A concorrer para a Palma de Ouro esteve ainda Takashi Miike, com «Ichimei», a primeira longa-metragem a entrar em competição a utilizar a tecnologia do 3D. Este diz, na conferência de imprensa (a ver aqui): «o tema, o enquadramento e o cenário de Ichimei foram propícios a uma filmagem em 3D. Disto isto, filmar em 3D impõe muitos constrangimentos.
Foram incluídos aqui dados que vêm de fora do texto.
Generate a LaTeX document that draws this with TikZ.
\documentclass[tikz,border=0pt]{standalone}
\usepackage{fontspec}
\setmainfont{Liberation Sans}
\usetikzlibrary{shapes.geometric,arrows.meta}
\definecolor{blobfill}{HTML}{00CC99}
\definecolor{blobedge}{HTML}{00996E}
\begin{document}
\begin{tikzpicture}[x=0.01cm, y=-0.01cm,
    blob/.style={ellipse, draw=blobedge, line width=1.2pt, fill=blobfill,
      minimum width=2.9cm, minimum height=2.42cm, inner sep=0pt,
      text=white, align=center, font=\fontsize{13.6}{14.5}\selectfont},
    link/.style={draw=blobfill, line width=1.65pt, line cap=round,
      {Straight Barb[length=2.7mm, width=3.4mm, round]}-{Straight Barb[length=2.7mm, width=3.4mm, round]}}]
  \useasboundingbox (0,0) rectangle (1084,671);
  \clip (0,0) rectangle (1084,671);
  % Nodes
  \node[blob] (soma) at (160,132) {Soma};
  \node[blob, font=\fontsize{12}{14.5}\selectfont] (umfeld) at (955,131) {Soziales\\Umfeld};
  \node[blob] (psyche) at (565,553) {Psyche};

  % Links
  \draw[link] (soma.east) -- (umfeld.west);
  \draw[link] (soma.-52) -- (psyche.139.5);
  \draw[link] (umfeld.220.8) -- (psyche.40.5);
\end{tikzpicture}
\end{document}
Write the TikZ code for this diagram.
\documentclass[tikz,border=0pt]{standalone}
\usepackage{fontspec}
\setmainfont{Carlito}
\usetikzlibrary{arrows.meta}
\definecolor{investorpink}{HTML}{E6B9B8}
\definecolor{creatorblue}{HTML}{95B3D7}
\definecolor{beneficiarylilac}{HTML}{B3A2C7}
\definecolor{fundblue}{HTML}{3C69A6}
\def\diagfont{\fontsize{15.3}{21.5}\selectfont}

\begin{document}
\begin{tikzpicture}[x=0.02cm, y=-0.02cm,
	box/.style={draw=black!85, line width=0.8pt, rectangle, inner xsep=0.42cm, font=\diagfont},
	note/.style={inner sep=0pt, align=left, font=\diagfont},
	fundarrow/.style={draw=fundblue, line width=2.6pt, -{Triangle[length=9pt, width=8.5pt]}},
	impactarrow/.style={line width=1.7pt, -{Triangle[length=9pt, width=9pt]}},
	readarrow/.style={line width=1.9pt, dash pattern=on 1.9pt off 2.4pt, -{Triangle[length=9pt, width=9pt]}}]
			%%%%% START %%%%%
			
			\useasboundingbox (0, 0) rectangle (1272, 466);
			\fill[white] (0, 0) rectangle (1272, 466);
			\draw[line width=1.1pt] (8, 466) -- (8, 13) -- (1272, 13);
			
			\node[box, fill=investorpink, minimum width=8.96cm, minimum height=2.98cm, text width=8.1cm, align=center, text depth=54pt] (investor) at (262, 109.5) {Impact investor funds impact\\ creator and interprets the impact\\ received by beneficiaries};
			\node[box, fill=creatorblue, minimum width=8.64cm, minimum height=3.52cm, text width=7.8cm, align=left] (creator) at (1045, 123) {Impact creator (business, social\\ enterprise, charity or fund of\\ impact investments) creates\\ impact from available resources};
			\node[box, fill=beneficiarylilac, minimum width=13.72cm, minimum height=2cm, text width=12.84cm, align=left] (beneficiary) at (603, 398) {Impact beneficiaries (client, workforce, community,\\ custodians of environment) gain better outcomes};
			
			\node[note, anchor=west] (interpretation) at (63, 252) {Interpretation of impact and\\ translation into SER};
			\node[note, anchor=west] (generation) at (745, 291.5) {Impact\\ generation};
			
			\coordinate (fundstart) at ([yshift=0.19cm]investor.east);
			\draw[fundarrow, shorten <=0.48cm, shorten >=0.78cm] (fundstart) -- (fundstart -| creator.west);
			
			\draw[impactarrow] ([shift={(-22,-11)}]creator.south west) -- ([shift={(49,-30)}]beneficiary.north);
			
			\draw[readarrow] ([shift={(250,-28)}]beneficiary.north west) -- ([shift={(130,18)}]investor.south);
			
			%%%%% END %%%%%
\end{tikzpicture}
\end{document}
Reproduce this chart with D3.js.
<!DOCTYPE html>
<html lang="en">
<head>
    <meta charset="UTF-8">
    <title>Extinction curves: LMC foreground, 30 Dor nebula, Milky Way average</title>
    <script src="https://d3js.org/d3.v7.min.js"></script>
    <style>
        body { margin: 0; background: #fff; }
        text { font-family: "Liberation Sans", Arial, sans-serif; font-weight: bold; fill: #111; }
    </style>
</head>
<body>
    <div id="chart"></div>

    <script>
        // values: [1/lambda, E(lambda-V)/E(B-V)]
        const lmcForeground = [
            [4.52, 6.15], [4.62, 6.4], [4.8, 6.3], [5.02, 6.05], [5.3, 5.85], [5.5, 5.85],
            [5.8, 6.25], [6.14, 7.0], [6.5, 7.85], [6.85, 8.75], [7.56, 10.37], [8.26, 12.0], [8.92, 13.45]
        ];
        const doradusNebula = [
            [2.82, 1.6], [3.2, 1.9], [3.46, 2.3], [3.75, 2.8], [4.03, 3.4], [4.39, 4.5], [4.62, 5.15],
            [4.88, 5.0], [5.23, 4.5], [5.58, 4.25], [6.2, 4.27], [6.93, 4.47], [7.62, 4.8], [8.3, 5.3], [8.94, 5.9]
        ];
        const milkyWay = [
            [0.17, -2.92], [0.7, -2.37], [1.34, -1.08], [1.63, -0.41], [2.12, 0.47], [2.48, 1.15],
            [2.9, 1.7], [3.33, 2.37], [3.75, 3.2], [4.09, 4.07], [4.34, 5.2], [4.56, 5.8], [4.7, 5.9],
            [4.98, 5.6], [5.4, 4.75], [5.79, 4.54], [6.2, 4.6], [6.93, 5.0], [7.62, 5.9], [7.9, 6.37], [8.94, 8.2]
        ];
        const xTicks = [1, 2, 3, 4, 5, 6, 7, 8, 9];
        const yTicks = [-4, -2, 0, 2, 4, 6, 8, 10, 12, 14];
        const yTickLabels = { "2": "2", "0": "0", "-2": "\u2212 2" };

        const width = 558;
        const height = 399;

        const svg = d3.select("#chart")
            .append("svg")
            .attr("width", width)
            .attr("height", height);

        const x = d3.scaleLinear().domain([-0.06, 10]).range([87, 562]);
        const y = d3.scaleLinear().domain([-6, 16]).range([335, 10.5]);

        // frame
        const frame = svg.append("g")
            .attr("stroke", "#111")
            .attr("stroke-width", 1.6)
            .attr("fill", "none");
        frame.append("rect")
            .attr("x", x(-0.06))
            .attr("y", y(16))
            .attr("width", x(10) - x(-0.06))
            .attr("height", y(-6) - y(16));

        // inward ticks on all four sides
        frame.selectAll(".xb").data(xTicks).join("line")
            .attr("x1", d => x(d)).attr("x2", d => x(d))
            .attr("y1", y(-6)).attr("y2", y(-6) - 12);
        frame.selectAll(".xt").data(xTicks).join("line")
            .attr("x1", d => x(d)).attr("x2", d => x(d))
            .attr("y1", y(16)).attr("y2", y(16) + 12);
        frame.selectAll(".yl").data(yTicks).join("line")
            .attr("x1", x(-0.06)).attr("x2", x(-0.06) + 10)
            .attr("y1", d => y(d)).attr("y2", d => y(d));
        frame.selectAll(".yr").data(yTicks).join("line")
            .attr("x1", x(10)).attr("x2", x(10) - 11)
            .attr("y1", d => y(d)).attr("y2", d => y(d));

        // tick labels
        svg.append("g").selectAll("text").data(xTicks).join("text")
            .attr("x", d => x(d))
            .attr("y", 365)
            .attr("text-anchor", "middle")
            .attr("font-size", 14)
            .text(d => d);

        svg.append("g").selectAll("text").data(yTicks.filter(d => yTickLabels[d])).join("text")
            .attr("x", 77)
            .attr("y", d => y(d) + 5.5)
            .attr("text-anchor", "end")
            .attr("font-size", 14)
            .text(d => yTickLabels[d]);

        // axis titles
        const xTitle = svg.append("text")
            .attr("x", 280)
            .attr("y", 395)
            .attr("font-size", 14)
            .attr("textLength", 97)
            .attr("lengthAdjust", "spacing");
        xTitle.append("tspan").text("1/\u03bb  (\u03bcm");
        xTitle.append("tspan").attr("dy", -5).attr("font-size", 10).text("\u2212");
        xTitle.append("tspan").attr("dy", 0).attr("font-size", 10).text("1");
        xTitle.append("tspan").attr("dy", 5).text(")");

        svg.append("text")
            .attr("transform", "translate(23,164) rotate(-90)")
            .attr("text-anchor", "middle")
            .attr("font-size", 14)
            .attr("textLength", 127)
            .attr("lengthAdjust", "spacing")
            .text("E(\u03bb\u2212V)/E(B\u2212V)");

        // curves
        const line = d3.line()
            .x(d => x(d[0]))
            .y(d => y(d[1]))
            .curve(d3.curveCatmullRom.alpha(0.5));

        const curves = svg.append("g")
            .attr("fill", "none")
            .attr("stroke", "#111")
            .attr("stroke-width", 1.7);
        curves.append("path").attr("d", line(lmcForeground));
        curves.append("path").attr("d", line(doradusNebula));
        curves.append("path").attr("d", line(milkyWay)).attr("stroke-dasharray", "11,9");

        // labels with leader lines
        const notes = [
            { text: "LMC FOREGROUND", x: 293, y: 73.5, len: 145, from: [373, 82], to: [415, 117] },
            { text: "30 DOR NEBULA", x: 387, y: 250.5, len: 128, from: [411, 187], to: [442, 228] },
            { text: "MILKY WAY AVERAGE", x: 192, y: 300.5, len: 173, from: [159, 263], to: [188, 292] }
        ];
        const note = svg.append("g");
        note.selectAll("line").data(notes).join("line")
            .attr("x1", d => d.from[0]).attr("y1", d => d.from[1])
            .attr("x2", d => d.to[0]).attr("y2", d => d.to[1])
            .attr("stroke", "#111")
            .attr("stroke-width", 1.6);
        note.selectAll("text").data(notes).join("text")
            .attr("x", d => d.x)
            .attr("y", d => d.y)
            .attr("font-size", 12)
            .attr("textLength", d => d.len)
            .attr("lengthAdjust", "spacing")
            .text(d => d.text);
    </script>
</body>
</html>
O filme não tem cenas de batalhas porque demora muito filmá-las em 3D. Por outro lado, filmar em 3D cria outra espécie de excitação». Vasco Câmara escreve, no Ípsilon: «são tipos a falar, como em "Cães Danados", de Tarantino, mas coisa mais hierática, e de vez em quando há uma "cena da orelha", que aqui são cenas de seppuku. Só que o filme não nos compensa pelo facto de Takashi Miike não ser Akira Kurosawa

Foi ainda projectada uma versão restaurada de «Laranja Mecânica», de Stanley Kubrick.
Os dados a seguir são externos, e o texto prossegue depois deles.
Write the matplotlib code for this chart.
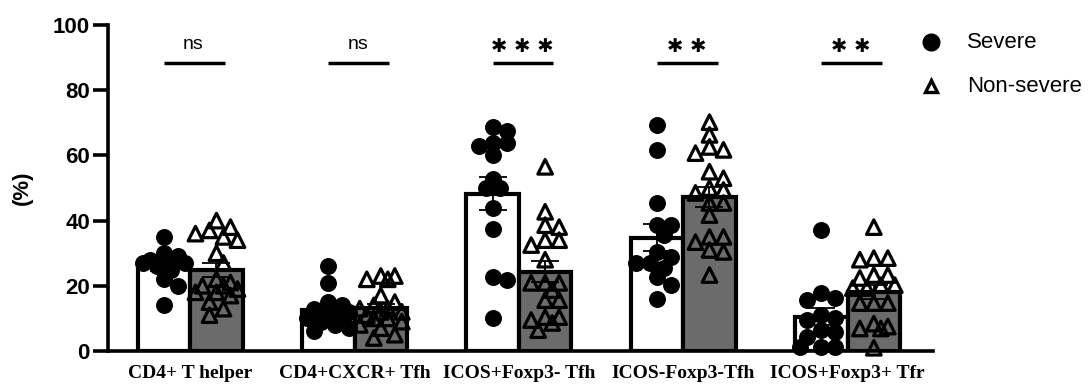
import numpy as np
import matplotlib
matplotlib.use("Agg")
import matplotlib.pyplot as plt
from matplotlib.lines import Line2D

# ---- data ---------------------------------------------------------------
categories = ["CD4+ T helper", "CD4+CXCR+ Tfh", "ICOS+Foxp3- Tfh",
              "ICOS-Foxp3-Tfh", "ICOS+Foxp3+ Tfr"]

severe = [
    [35, 30, 28, 28, 27, 27, 26, 27, 29, 25, 22, 20, 14],
    [26, 21, 15, 14, 13, 13, 12, 11, 10, 10, 9, 8, 7, 6],
    [67.5, 68.7, 63.8, 62.9, 63.8, 60, 52.8, 50, 50, 43.9, 37.4, 22.7, 21.8, 10.1],
    [69.3, 61.7, 45.4, 38.7, 38.7, 35.6, 28.8, 30.4, 27, 27, 25.5, 22.7, 20.2, 16],
    [37.1, 17.8, 15.6, 16.3, 10, 11, 9.5, 5.8, 6.4, 4.3, 1.2, 1.2, 1.2],
]

non_severe = [
    [40, 38, 37, 36, 35, 34, 30, 27, 22, 21, 20, 20, 19, 18, 18, 17, 15, 13, 11],
    [23, 23, 22, 22, 17, 15, 14, 13, 13, 12, 12, 11, 10, 10, 9, 8, 7, 5, 4],
    [56.5, 42.7, 38, 38.6, 34, 34, 32.5, 28, 20.9, 20.9, 20.9, 18.7, 15.6, 15.6,
     10.4, 9.5, 10.4, 8.6, 6.4],
    [70.2, 66.3, 60.7, 61.7, 62.6, 55, 53, 50, 48.5, 49.4, 45.4, 45.4, 41.7,
     33.4, 35, 35, 30.4, 31, 23.3],
    [38, 28.5, 28.5, 28, 23.3, 23.3, 22.4, 20.2, 20.2, 19.3, 19.3, 14.7, 14.7,
     14.7, 8.4, 6.9, 7.5, 6.9, 1],
]

significance = ["ns", "ns", "✱✱✱", "✱✱", "✱✱"]
yticks = [0, 20, 40, 60, 80, 100]

# ---- layout -------------------------------------------------------------
W, H = 1089, 390
fig = plt.figure(figsize=(W / 100, H / 100), dpi=100)
ax_l, ax_r, ax_b, ax_t = 108, 933, 351, 25
ax = fig.add_axes([ax_l / W, 1 - ax_b / H, (ax_r - ax_l) / W, (ax_b - ax_t) / H])

xmin, xmax = -0.5, 4.52
ax.set_xlim(xmin, xmax)
ax.set_ylim(0, 100)
px_x = (ax_r - ax_l) / (xmax - xmin)   # pixels per x unit
px_y = (ax_b - ax_t) / 100.0           # pixels per y unit

bar_w = 0.32
gray = "#6b6b6b"
x = np.arange(len(categories))


def swarm(values, half_px, diam_px):
    """Beeswarm offsets (in x units) so markers sit side by side."""
    vals = np.asarray(values, float)
    order = np.argsort(-vals)
    placed = []
    offs = np.zeros(len(vals))
    step = diam_px * 0.5
    n = int(half_px // step)
    cands = [0.0]
    for k in range(1, n + 1):
        cands += [k * step, -k * step]
    for i in order:
        yp = vals[i] * px_y
        best, best_d = 0.0, -1
        for c in cands:
            if not placed:
                best = c
                break
            d = min(np.hypot(c - px, yp - py) for px, py in placed)
            if d >= diam_px * 0.8:
                best = c
                break
            if d > best_d:
                best, best_d = c, d
        placed.append((best, yp))
        offs[i] = best / px_x
    return offs


for i, (s, ns_) in enumerate(zip(severe, non_severe)):
    for vals, xc, face, mk in [(s, x[i] - bar_w / 2, "white", "o"),
                               (ns_, x[i] + bar_w / 2, gray, "^")]:
        m = np.mean(vals)
        sem = np.std(vals, ddof=1) / np.sqrt(len(vals))
        ax.bar(xc, m, width=bar_w, color=face, edgecolor="black",
               linewidth=3, zorder=2)
        offs = swarm(vals, bar_w * px_x / 2 - 5, 14)
        if mk == "o":
            ax.scatter(xc + offs, vals, s=125, marker="o", color="black",
                       zorder=3, clip_on=False)
        else:
            ax.scatter(xc + offs, vals, s=110, marker="^", facecolors="none",
                       edgecolors="black", linewidths=2.3, zorder=3,
                       clip_on=False)
        ax.errorbar(xc, m, yerr=sem, color="black", elinewidth=1.3,
                    capsize=10, capthick=1.3, zorder=4)

    # significance bracket
    ax.plot([x[i] - bar_w / 2, x[i] + bar_w / 2 + 0.05], [88.3, 88.3],
            color="black", lw=2.5, solid_capstyle="butt", clip_on=False)
    label = significance[i]
    if label == "ns":
        ax.text(x[i] + 0.02, 91.5, label, ha="center", va="bottom",
                fontsize=14, family="Liberation Sans")
    else:
        ax.text(x[i] + 0.02, 90.5, " ".join(label), ha="center", va="bottom",
                fontsize=14, family="DejaVu Sans", fontweight="bold")

# ---- axes styling -------------------------------------------------------
for side in ["top", "right"]:
    ax.spines[side].set_visible(False)
for side in ["left", "bottom"]:
    ax.spines[side].set_linewidth(2.6)
ax.set_yticks(yticks)
ax.set_yticklabels([str(v) for v in yticks], fontsize=16, fontweight="bold",
                   family="Liberation Sans")
ax.tick_params(axis="y", length=11, width=2.6, pad=2)
ax.set_xticks(x)
ax.set_xticklabels(categories, fontsize=14, fontweight="bold",
                   family="Liberation Serif")
ax.tick_params(axis="x", length=0, pad=10)
ax.set_ylabel("(%)", fontsize=16, fontweight="bold", family="Liberation Sans",
              labelpad=14)

# ---- legend -------------------------------------------------------------
for ypix, mk, lbl in [(42, "o", "Severe"), (86, "^", "Non-severe")]:
    fx, fy = 931 / W, 1 - ypix / H
    if mk == "o":
        fig.add_artist(Line2D([fx], [fy], marker="o", markersize=12,
                              color="black", linestyle="none",
                              transform=fig.transFigure))
    else:
        fig.add_artist(Line2D([fx], [fy], marker="^", markersize=9,
                              markerfacecolor="none", markeredgecolor="black",
                              markeredgewidth=2.4, linestyle="none",
                              transform=fig.transFigure))
    fig.text(967 / W, fy, lbl, fontsize=16, family="Liberation Sans",
             va="center", ha="left")

fig.savefig("out.png", dpi=100)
Dia 20 de Maio foi o décimo do Festival de Cannes e assinalou-se por «This Must Be the Place», de Paolo Sorrentino, com Sean Penn, que representa uma ex-estrela rock semelhante (em parecença) com Robert Smith, vocalista dos The Cure. Na conferência de imprensa (a ser vista aqui), o actor explica como o projecto nasceu: «Nós encontrámo-nos durante o Festival de Cannes 2008, aquando da entrega dos prémios. Paolo acabava de receber o Prémio do Júri por Il Divo. Disse-lhe algo do género: "É quando quiser, onde quiser, seja qual for o argumento". Um ano mais tarde, recebi-o. Não tive nenhuma hesitação». João Lopes escreve: «É mesmo uma ficção total, centrada na figura de um ex-rocker, de nome Cheyenne, que tenta ajustar contas com os muitos fantasmas do passado, em particular com a memória traumática do seu pai — uma boa surpresa, em tom de drama interior, transfigurado pelos cenários (irlandeses e americanos) e também pela vertigem da memória.»
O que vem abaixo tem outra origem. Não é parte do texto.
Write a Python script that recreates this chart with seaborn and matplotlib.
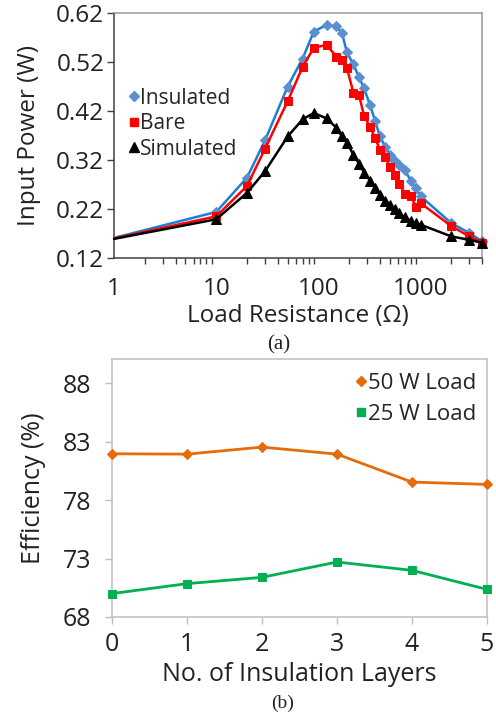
import numpy as np
import pandas as pd
import seaborn as sns
import matplotlib.pyplot as plt
from matplotlib.lines import Line2D
from matplotlib.ticker import FixedLocator, LogLocator, NullFormatter

# panel (a): input power vs load resistance
load_ohm = [1, 10, 20, 30, 50, 70, 90, 120, 150, 170, 190, 220, 250, 280, 320, 360,
            400, 450, 500, 560, 620, 700, 800, 900, 1000, 2000, 3000, 4000]
insulated_w = [0.161, 0.214, 0.284, 0.360, 0.470, 0.527, 0.582, 0.596, 0.593, 0.579,
               0.540, 0.515, 0.489, 0.466, 0.432, 0.399, 0.368, 0.347, 0.331, 0.318,
               0.309, 0.300, 0.278, 0.262, 0.246, 0.191, 0.171, 0.154]
bare_w = [0.160, 0.205, 0.267, 0.343, 0.440, 0.510, 0.549, 0.555, 0.531, 0.525,
          0.508, 0.457, 0.452, 0.410, 0.388, 0.364, 0.341, 0.327, 0.306, 0.290,
          0.272, 0.250, 0.246, 0.225, 0.232, 0.185, 0.164, 0.151]
simulated_w = [0.159, 0.199, 0.253, 0.297, 0.368, 0.403, 0.416, 0.405, 0.386, 0.368,
               0.355, 0.331, 0.312, 0.294, 0.278, 0.263, 0.249, 0.237, 0.228, 0.219,
               0.211, 0.203, 0.196, 0.191, 0.188, 0.164, 0.157, 0.151]

# panel (b): efficiency vs insulation layers
layers = [0, 1, 2, 3, 4, 5]
eff_50w = [81.96, 81.93, 82.53, 81.93, 79.54, 79.34]
eff_25w = [70.00, 70.85, 71.39, 72.70, 71.99, 70.36]

power_ticks = [0.12, 0.22, 0.32, 0.42, 0.52, 0.62]
eff_ticks = [68, 73, 78, 83, 88]

sns.set_theme(style="white")
plt.rcParams['font.family'] = ['Open Sans', 'DejaVu Sans']

FS_A = 17.5
FS_B = 18
TXT = "#222222"

fig = plt.figure(figsize=(4.96, 7.14), dpi=100)
ax_a = fig.add_axes([0.230, 0.6387, 0.742, 0.343])
ax_b = fig.add_axes([0.2258, 0.1359, 0.756, 0.361])

df_a = pd.DataFrame({"load": load_ohm, "Insulated": insulated_w,
                     "Bare": bare_w, "Simulated": simulated_w})
n = len(load_ohm)
series_a = [("Insulated", "#1C7ED6", "#5B8FD0", "D", 5.5),
            ("Bare", "#FF0000", "#FF0000", "s", 5.5),
            ("Simulated", "#000000", "#000000", "^", 6.5)]
for name, lc, mc, mk, ms in series_a:
    sns.lineplot(data=df_a, x="load", y=name, ax=ax_a, color=lc, lw=1.8,
                 marker=mk, markersize=ms, markerfacecolor=mc, markeredgecolor=mc,
                 markevery=list(range(1, n)), sort=False, clip_on=False, zorder=3)

ax_a.set_xscale("log")
ax_a.set_xlim(1, 4000)
ax_a.set_ylim(0.12, 0.62)
ax_a.xaxis.set_major_locator(FixedLocator([1, 10, 100, 1000]))
ax_a.set_xticklabels(["1", "10", "100", "1000"])
ax_a.xaxis.set_minor_locator(LogLocator(base=10, subs=np.arange(2, 10), numticks=20))
ax_a.xaxis.set_minor_formatter(NullFormatter())
ax_a.set_yticks(power_ticks)
ax_a.set_yticklabels([f"{t:.2f}" for t in power_ticks])
ax_a.tick_params(axis="x", which="major", direction="inout", length=9, width=1,
                 color="#404040", labelsize=FS_A, labelcolor=TXT, pad=9)
ax_a.tick_params(axis="x", which="minor", direction="out", length=4, width=1,
                 color="#404040", bottom=True)
ax_a.tick_params(axis="y", direction="out", length=5, width=1, color="#404040",
                 labelsize=FS_A, labelcolor=TXT, pad=2, left=True)
for side in ["bottom", "left"]:
    ax_a.spines[side].set_color("#404040")
    ax_a.spines[side].set_linewidth(1.1)
for side in ["top", "right"]:
    ax_a.spines[side].set_color("#9A9A9A")
    ax_a.spines[side].set_linewidth(1.1)
ax_a.set_xlabel("Load Resistance (Ω)", fontsize=FS_A, color=TXT)
ax_a.set_ylabel("Input Power (W)", fontsize=FS_A, color=TXT)
ax_a.xaxis.set_label_coords(0.5, -0.19)
ax_a.yaxis.set_label_coords(-0.198, 0.5)

handles_a = [Line2D([], [], ls="none", marker=mk, color=mc, markersize=ms)
             for _, _, mc, mk, ms in series_a]
ax_a.legend(handles_a, [s[0] for s in series_a], loc="upper left",
            bbox_to_anchor=(0.02, 0.73), frameon=False, fontsize=15,
            handlelength=0.4, handletextpad=0.1, labelspacing=0.22,
            borderaxespad=0)

df_b = pd.DataFrame({"layers": layers, "50 W Load": eff_50w, "25 W Load": eff_25w})
series_b = [("50 W Load", "#E46C0A", "D", 5.5), ("25 W Load", "#00B050", "s", 5.5)]
for name, c, mk, ms in series_b:
    sns.lineplot(data=df_b, x="layers", y=name, ax=ax_b, color=c, lw=2,
                 marker=mk, markersize=ms, markeredgecolor=c, clip_on=False,
                 zorder=3)

ax_b.set_xlim(0, 5)
ax_b.set_ylim(68, 90.05)
ax_b.set_xticks(layers)
ax_b.set_yticks(eff_ticks)
ax_b.tick_params(axis="x", direction="out", length=5, width=1, color="#BFBFBF",
                 labelsize=FS_B, labelcolor=TXT, pad=6, bottom=True)
ax_b.tick_params(axis="y", direction="out", length=5, width=1, color="#BFBFBF",
                 labelsize=FS_B, labelcolor=TXT, pad=10, left=True)
for side in ax_b.spines:
    ax_b.spines[side].set_color("#BFBFBF")
    ax_b.spines[side].set_linewidth(1.1)
ax_b.set_xlabel("No. of Insulation Layers", fontsize=FS_B, color=TXT)
ax_b.set_ylabel("Efficiency (%)", fontsize=FS_B, color=TXT)
ax_b.xaxis.set_label_coords(0.5, -0.176)
ax_b.yaxis.set_label_coords(-0.176, 0.5)

handles_b = [Line2D([], [], ls="none", marker=mk, color=c, markersize=ms)
             for _, c, mk, ms in series_b]
ax_b.legend(handles_b, [s[0] for s in series_b], loc="upper right",
            bbox_to_anchor=(0.995, 0.98), frameon=False, fontsize=16,
            handlelength=0.4, handletextpad=0.1, labelspacing=0.45,
            borderaxespad=0)

fig.text(0.561, 1 - 345 / 714, "(a)", ha="center", va="center", fontsize=15,
         family="Liberation Serif", color=TXT)
fig.text(0.569, 1 - 703 / 714, "(b)", ha="center", va="center", fontsize=14,
         family="Liberation Serif", color=TXT)

fig.savefig("out.png", dpi=100)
«Drive», filme de acção de Nicolas Winding Refn com Ryan Gosling e Carey Muligan, tem, na opinião de José Vieira Mendes, «os condimentos para 'Drive' se tornar quase num clássico de série B, mas que no melhor propósito até se parece às vezes com Colateral' ou com 'Heat'- Cidade sob Pressão, ambos de Michael Mann. Esta comparação só abona em favor de um filme interessante e intrigante, assinado pelo jovem realizador dinamarquês, que nos seus filmes europeus ('Pusher' e 'Broson'), não atinge este patamar e usa e abusa de uma violência radical sem qualquer sentido.»

Este dia ficou ainda marcado, fora de competição, pela presença do aplaudido «Isto não é um Filme», de Jafar Panahi, filmado na sua prisão domiciliária em Teerão. O co-realizador Mojtaba Mirtahmasb diz: «Não podemos virar a câmara para a nossa sociedade, portanto viramo-la para nós mesmos. Não quisemos baixar os braços perante a situação, mas sim utilizá-la de forma útil. Decidimos então tomar a energia desta situação para fazermos algo dela”. Serge Toubiana: “É um filme sobre a encenação. A encenação é um processo mental. Um cineasta faz um filme na cabeça. Quando se está privado de cinema, pode-se na mesma sonhar com um filme e é o que nos diz este filme magnífico», e ainda: «Preferimos ser homens livres do que heróis prisioneiros. Não somos combatentes políticos. Somos realizadores».



No seguimento da projecção, no dia anterior, de «Laranja Mecânica», o actor Malcolm MacDowell prestou uma conferência e homenagem ao icónico realizador Stanley Kubrick. « Gosto de dar energia às minhas personagens. Não gosto das personagens em 2D. Geralmente, baseio-me no meu instinto para lhe dar profundidade. Quando me iniciei, decorava o guião para não voltar a pegar nele. Hoje em dia, com a idade, é mais difícil! Gosto de trabalhar os textos e de esquecê-los depois, de modo a ficar livre para fazer o que quero durante a filmagem», explicou.

Resta referir os prémios que já começaram a ser entregues: a Cinéfondation com o Grande Prémio para «La Lettre», realizado por Doroteya Droumeva, e na Semana da Crítica que premiou «Take Shelter», de Jeff Nichols, com o Grande Prémio e «Las Acacias», de Pablo Giorgelli, com o Prémio de Apoio à Difusão e Prémio da Crítica Jovem da Semana da Crítica.

Os vencedores da Quinzena dos Realizadores foram também anunciados: «Les Geants», de Bouli Lanners, e «Atmen», de Karl Markovics, foram os vencedores, o primeiro com o Grande Prémio da Quinzena e o Prémio Arte, bem como o Galardão SACD (Melhor Filme em Francês). O segundo levou o Prémio Label Europa Cinemas (Melhor Filme Europeu).

O Festival de Cannes termina no domingo.